The movie I reviewed a few days back, Let Me In, was pretty much a bomb at the box office. On its first weekend, it took in only $5 million, which isn’t good for a flick that opened on over 2,000 screens. Analysts say the reason for the low number was threefold:
- The crucial young audience (17-25) wasn’t interested in a movie with tween protagonists.
- The Tween audience wasn’t able to see it because it’s rated R.
- The older audience (30+) doesn’t like seeing kids that young as protagonists in a movie with scary/violent subject matter.
So, it didn’t do so well, despite the fact that it’s a very, very good movie. (I must not be alone in my assessment, because it currently holds a great 87% rating at Rotten Tomatoes, and has been showered with almost universal critical acclaim.
Now, here’s the deal: I know it’s a better movie than the Twilight flicks. It’s smart, well-acted, and offers a whole new and original take on an otherwise tired subgenre. As a piece of storytelling, it’s in a whole different league. Yet the Twilight films each made about twenty times what this one brought in, so the all-important wallet vote went to the formulaic, badly acted, corny drivel, for reasons that have very little to do with the artistic merit of the films in question. By all my personal categories for good fiction and well-crafted storytelling, the flick that bombed is far superior to the one that rakes in the money.
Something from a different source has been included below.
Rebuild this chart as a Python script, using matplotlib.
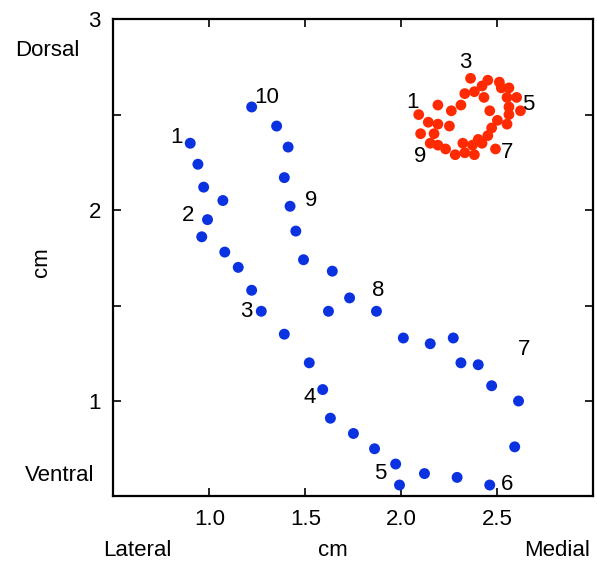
import matplotlib
matplotlib.use("Agg")
import matplotlib.pyplot as plt
from matplotlib.ticker import FixedLocator, FormatStrFormatter

plt.rcParams['font.family'] = ['Liberation Sans', 'DejaVu Sans']

# blue trajectory, in order from point 1 to point 10
blue_x = [0.90, 0.94, 0.97, 1.07, 0.99, 0.96, 1.08, 1.15, 1.22, 1.27,
          1.39, 1.52, 1.59, 1.63, 1.75, 1.86, 1.97, 1.99, 2.12, 2.29,
          2.46, 2.59, 2.61, 2.47, 2.40, 2.31, 2.27, 2.15, 2.01, 1.87,
          1.73, 1.62, 1.64, 1.49, 1.45, 1.42, 1.39, 1.41, 1.35, 1.22]
blue_y = [2.35, 2.24, 2.12, 2.05, 1.95, 1.86, 1.78, 1.70, 1.58, 1.47,
          1.35, 1.20, 1.06, 0.91, 0.83, 0.75, 0.67, 0.56, 0.62, 0.60,
          0.56, 0.76, 1.00, 1.08, 1.19, 1.20, 1.33, 1.30, 1.33, 1.47,
          1.54, 1.47, 1.68, 1.74, 1.89, 2.02, 2.17, 2.33, 2.44, 2.54]

# red trajectory
red_x = [2.09, 2.14, 2.19, 2.25, 2.10, 2.17, 2.19, 2.26, 2.31, 2.33,
         2.36, 2.38, 2.42, 2.45, 2.43, 2.51, 2.52, 2.56, 2.55, 2.60,
         2.62, 2.56, 2.46, 2.56, 2.50, 2.55, 2.47, 2.45, 2.40, 2.42,
         2.37, 2.32, 2.33, 2.38, 2.49, 2.28, 2.23, 2.19, 2.15]
red_y = [2.50, 2.46, 2.45, 2.44, 2.40, 2.40, 2.55, 2.52, 2.55, 2.61,
         2.69, 2.62, 2.65, 2.68, 2.59, 2.67, 2.64, 2.64, 2.59, 2.59,
         2.52, 2.54, 2.52, 2.50, 2.47, 2.45, 2.43, 2.39, 2.37, 2.35,
         2.34, 2.35, 2.30, 2.29, 2.32, 2.29, 2.32, 2.34, 2.35]

blue_labels = ['1', '2', '3', '4', '5', '6', '7', '8', '9', '10']
blue_label_x = [0.83, 0.89, 1.19, 1.52, 1.89, 2.55, 2.64, 1.88, 1.53, 1.30]
blue_label_y = [2.38, 1.97, 1.47, 1.02, 0.62, 0.565, 1.27, 1.58, 2.05, 2.59]

red_labels = ['1', '3', '5', '7', '9']
red_label_x = [2.06, 2.335, 2.66, 2.55, 2.10]
red_label_y = [2.565, 2.775, 2.555, 2.30, 2.28]

fig = plt.figure(figsize=(5.97, 5.71), dpi=100)
ax = fig.add_axes([0.190, 0.1305, 0.804, 0.836])

ax.scatter(blue_x, blue_y, s=62, color='#0a32e0', edgecolors='none', zorder=3)
ax.scatter(red_x, red_y, s=60, color='#ff2a00', edgecolors='none', zorder=3)

for t, x, y in zip(blue_labels, blue_label_x, blue_label_y):
    ax.text(x, y, t, fontsize=16, ha='center', va='center')
for t, x, y in zip(red_labels, red_label_x, red_label_y):
    ax.text(x, y, t, fontsize=16, ha='center', va='center')

ax.set_xlim(0.5, 3.0)
ax.set_ylim(0.5, 3.0)
ax.xaxis.set_major_locator(FixedLocator([1.0, 1.5, 2.0, 2.5]))
ax.xaxis.set_major_formatter(FormatStrFormatter('%.1f'))
ax.yaxis.set_major_locator(FixedLocator([1, 2, 3]))
ax.yaxis.set_minor_locator(FixedLocator([1.5, 2.5]))
ax.yaxis.set_major_formatter(FormatStrFormatter('%d'))

ax.tick_params(which='both', direction='in', top=True, right=True,
               length=5.5, width=1.2, labelsize=16)
ax.tick_params(axis='x', pad=9)
ax.tick_params(axis='y', pad=9)
for s in ax.spines.values():
    s.set_linewidth(1.6)

# axis annotations
ax.text(0.049, -0.114, 'Lateral', transform=ax.transAxes, fontsize=16, ha='center', va='center')
ax.text(0.457, -0.114, 'cm', transform=ax.transAxes, fontsize=16, ha='center', va='center')
ax.text(0.924, -0.114, 'Medial', transform=ax.transAxes, fontsize=16, ha='center', va='center')
ax.text(-0.138, 0.935, 'Dorsal', transform=ax.transAxes, fontsize=16, ha='center', va='center')
ax.text(-0.111, 0.043, 'Ventral', transform=ax.transAxes, fontsize=16, ha='center', va='center')
ax.text(-0.149, 0.491, 'cm', transform=ax.transAxes, fontsize=16, ha='center', va='center', rotation=90)

fig.savefig('out.png', dpi=100)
Does that make me one of those snobby people who walk around wearing turtlenecks and huffing, “You peasants just don’t know how to appreciate art?”
I mean, commercial success is all well and good, and yes, I have heard (and used) the Heinlein quote that “the only criticism that counts has the words PAY TO THE ORDER OF written on it.” I like currency, and without commercial success, art is little more than self-indulgent navel-gazing. But I would have no pride in making a product that I personally consider inferior and generic, even if it makes me so much money that I can afford a different Bentley for every day of the year.
At the end of the day, I guess I’d rather be the guy who directed Let Me In than the guy who directed Twilight:Eclipse. I guess that when push comes to shove, I’d choose the “Critical Acclaim” camp, if it’s the acclaim of the critic that matters most to me…the one between my ears.
Snobby? Elitist? Idealistic? Stupid?